UFC President Dana White took a big risk Saturday night. For years the war of words has raged between White and what feels at times like the entire boxing establishment. A fledgling boxing promoter, White never made it to the big time. Instead, he and his investors, the billionaire Fertitta family, made the Ultimate Fighting Championship a promotion capable of challenging, and eventually, surpassing the sport of his childhood. So when it comes to the UFC versus boxing, it's personal for White. Very personal.
That's why, when he finally pulled the trigger on his dream confrontation between boxing and mixed martial arts, White knew he had to get it right. Sure, James Toney was on the wrong side of 40. Yes, he was sixty pounds past his best fighting weight. But he was also one of his generation's best boxers. And with a good puncher there is always a chance.
White needed someone who could rise to the occasion. Someone who he knew would come in, fight smart, and make him look like a genius. He also needed a hero, a fighter that could provide balance to Toney's over the top bad guy persona. There was only one man for this job - "The Natural" Randy Couture.
For almost a decade Couture has been able to capture the moment, creating some of the most memorable fights in UFC history. Couture makes every fight seem special. And when the UFC needs a big moment, he delivers.

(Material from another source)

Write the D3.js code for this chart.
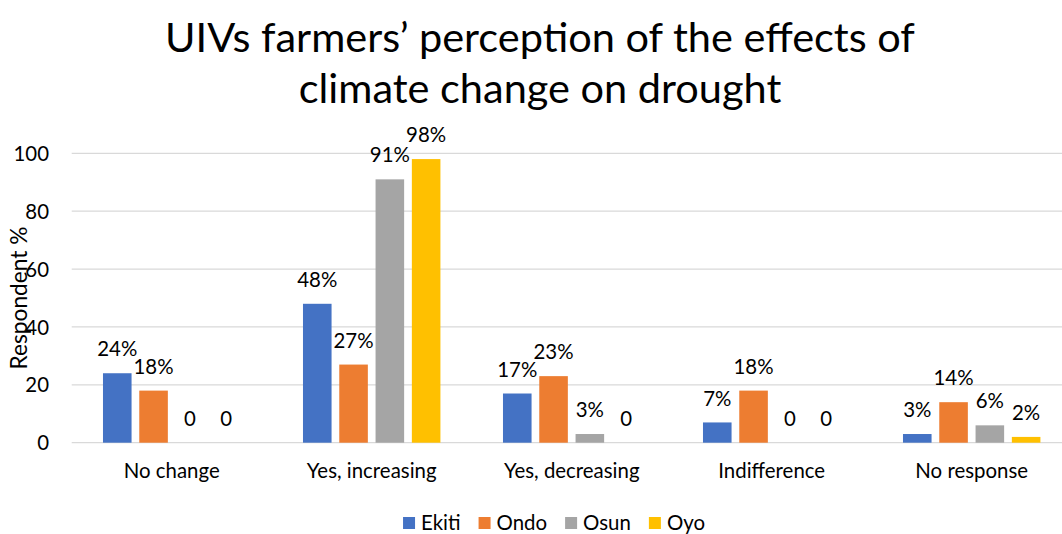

At UFC 33 the promotion made every mistake in the book. It was their first time back on pay per view nationwide and the show was one of the worst of all-time. The fights got progressively worse as the night went on and not only did the Tito Ortiz main event set new lows for activity and interest, it also went over time causing Zuffa to lose millions when cable companies cut the broadcast in the midst of the main event. Their next show needed to be special. And was it ever. With Couture and his greatest opponent, kickboxer Pedro Rizzo, leading the way, UFC 34 was one of the most spectacular events fans had ever seen. He righted the ship.

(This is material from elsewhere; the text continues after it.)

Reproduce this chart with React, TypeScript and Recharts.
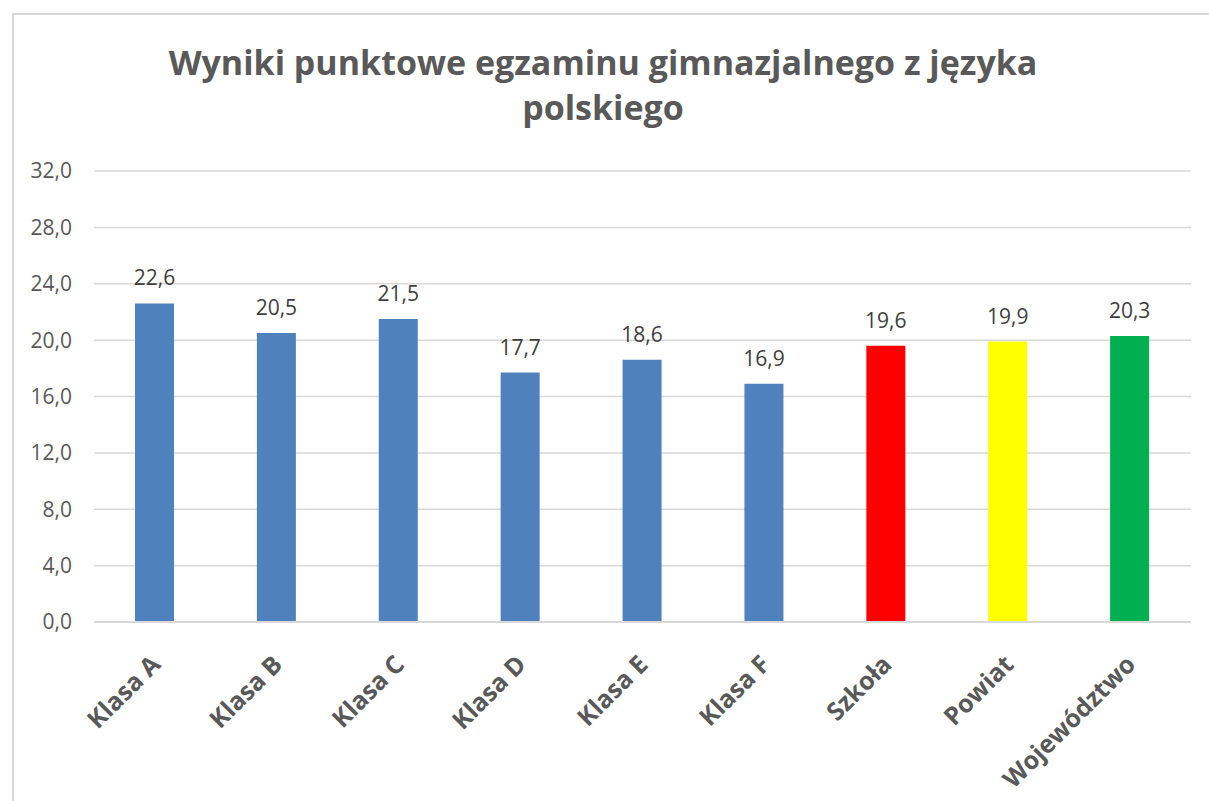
import React from 'react';
import { BarChart, Bar, XAxis, YAxis, CartesianGrid, Cell, LabelList } from 'recharts';

const categories = ['Klasa A', 'Klasa B', 'Klasa C', 'Klasa D', 'Klasa E', 'Klasa F', 'Szkoła', 'Powiat', 'Województwo'];
const scores = [22.6, 20.5, 21.5, 17.7, 18.6, 16.9, 19.6, 19.9, 20.3];
const barColors = ['#4f81bd', '#4f81bd', '#4f81bd', '#4f81bd', '#4f81bd', '#4f81bd', '#ff0000', '#ffff00', '#00b050'];
const yTicks = [0, 4, 8, 12, 16, 20, 24, 28, 32];

const data = categories.map((name, i) => ({ name, score: scores[i] }));

const fmt = (v: number) => v.toFixed(1).replace('.', ',');

const FONT = '"Open Sans", "Liberation Sans", sans-serif';

const RotatedTick = ({ x, y, payload }: any) => (
  <g transform={`translate(${x + 7},${y + 36})`}>
    <text
      transform="rotate(-45)"
      textAnchor="end"
      fill="#595959"
      fontSize={25}
      fontWeight="bold"
      fontFamily={FONT}
    >
      {payload.value}
    </text>
  </g>
);

export default function App() {
  return (
    <div style={{ position: 'absolute', left: 0, top: 0, width: 1209, height: 801, background: '#fff', overflow: 'hidden', fontFamily: FONT }}>
      <div style={{ position: 'absolute', left: 12, top: 13, width: 1300, height: 900, borderLeft: '2px solid #d9d9d9', borderTop: '2px solid #d9d9d9' }} />
      <div
        style={{
          position: 'absolute',
          left: 0,
          top: 40,
          width: 1206,
          textAlign: 'center',
          fontSize: 34,
          lineHeight: '45px',
          fontWeight: 'bold',
          color: '#595959',
        }}
      >
        Wyniki punktowe egzaminu gimnazjalnego z języka
        <br />
        polskiego
      </div>
      <div style={{ position: 'absolute', left: 0, top: 0 }}>
        <BarChart width={1209} height={801} data={data} margin={{ top: 171, right: 18, bottom: 29, left: 0 }}>
          <CartesianGrid vertical={false} stroke="#d9d9d9" strokeWidth={1.5} />
          <XAxis
            dataKey="name"
            interval={0}
            height={150}
            tickLine={false}
            axisLine={{ stroke: '#d9d9d9', strokeWidth: 2 }}
            tick={<RotatedTick />}
          />
          <YAxis
            width={94}
            domain={[0, 32]}
            ticks={yTicks}
            tickFormatter={fmt}
            tickLine={false}
            axisLine={false}
            tickSize={0}
            tickMargin={22}
            tick={{ fill: '#595959', fontSize: 21, fontFamily: FONT }}
          />
          <Bar dataKey="score" barSize={39} isAnimationActive={false}>
            {data.map((d, i) => (
              <Cell key={d.name} fill={barColors[i]} />
            ))}
            <LabelList
              dataKey="score"
              position="top"
              offset={18}
              formatter={(v: any) => fmt(Number(v))}
              fill="#404040"
              fontSize={21}
              fontFamily={FONT}
            />
          </Bar>
        </BarChart>
      </div>
    </div>
  );
}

The Couture highlight reel doubles as an archive of the UFC's best moments. Couture has a knack for creating art; the Octagon is his tapestry. The huge double leg on Chuck Liddell at UFC 43. Spanking Ortiz at UFC 44. The amazing punch that floored the mammoth Tim Sylvia. His epic battle with fellow warrior Antonio Rodrigo Nogueira. Even in defeat, he does things the right way. He could have complained about a vicious eye poke that led to a Liddell knockout win. He took the high road. If the unthinkable had happened, if Toney had floored him with a punch, if the cage had filled with hooligans - Couture would have done the right thing.
What's next for Couture is anyone's guess. White suggested that the legend would return to light heavyweight. At an incredibly fit and sculpted 220 pounds, that seems like the right move. Trapped underneath the massive Brock Lesnar or trading punches with a swollen Shane Carwin is no way to ease into retirement. Finding the right fight will be troublesome for matchmaker Joe Silva. Couture deserves to fight an opponent worthy of his talents. He's earned that. And, one thing is certain. When the time comes to fight again, Couture will deliver, will find away to give us that instant of action that takes our breath away. Of course he will. He's Randy Couture.